Lord Ellpus wrote:No shower, no bath. Temperature was averaging 90f during the day, and by day two she threw caution to the wind, stripped naked in her "kitchen" (big clear window to heavily populated yard) and washed herself from the sink. Now...things must have been desperate for her to do this....she's ENGLISH for god's sake!
When i was stationed in Inchon, in Korea, i had a "yobo." That comes from a corruption of yobosay-oh, a phonetic transliteration of "hey you!" in a polite inflection ("ya, ya" is the impolite version), and referred to a business girl who would keep house for you in a cheap apartment for a pittance (in this case $50/month--at a time when the Koreans were still poor and farmers who did well made $100 per annum, paying all their taxes and bills in kind with rice).
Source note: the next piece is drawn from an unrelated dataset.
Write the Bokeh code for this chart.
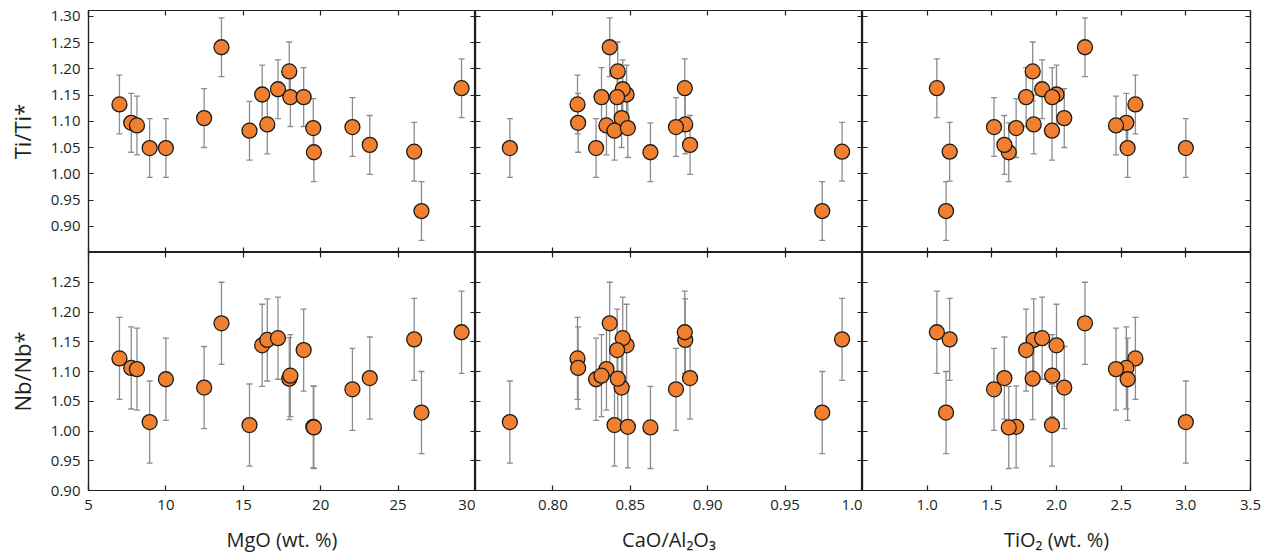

It included other services as well, upon which i will not elaborate.
She made meals for me, did my laundry and assured that i had a clean, pressed uniform every morning. When i took off a pair of new, clean socks, the pair i'd have the next morning would be clean, and old, faded and worn--i looked upon it as an incidental expense, and made a point of stopping by the Quartermaster Clothing store to pick up a few new duds now and again.
We had running water, though, in our expensive penthouse apartment in the Chinatown section of Inchon. (I figure she paid about $15 to $20 a month for the place, and kept the balance.) It ran out of a tap on top of the roof, next to the door of the apartment. In order for me to bathe, on weekends when i hadn't been by the barracks to shower, she would take a large tub, strip me down outside in front of God and everybody, and then pour buckets of water over me from the tap (a true luxury, other residents nearby would find excuses to step over from other roof tops to chat and possibly take advantage of the convenience). The first time this happened, the little old Korean and Chinese ladies stared for a while, and made comments on my sexual equipment. That lasted all of a few minutes; thereafter, no one paid the least attention, as that was how everybody did it, and the only thing extraordinary in anyone's view was the luxury we had of a tap just outside the apartment door.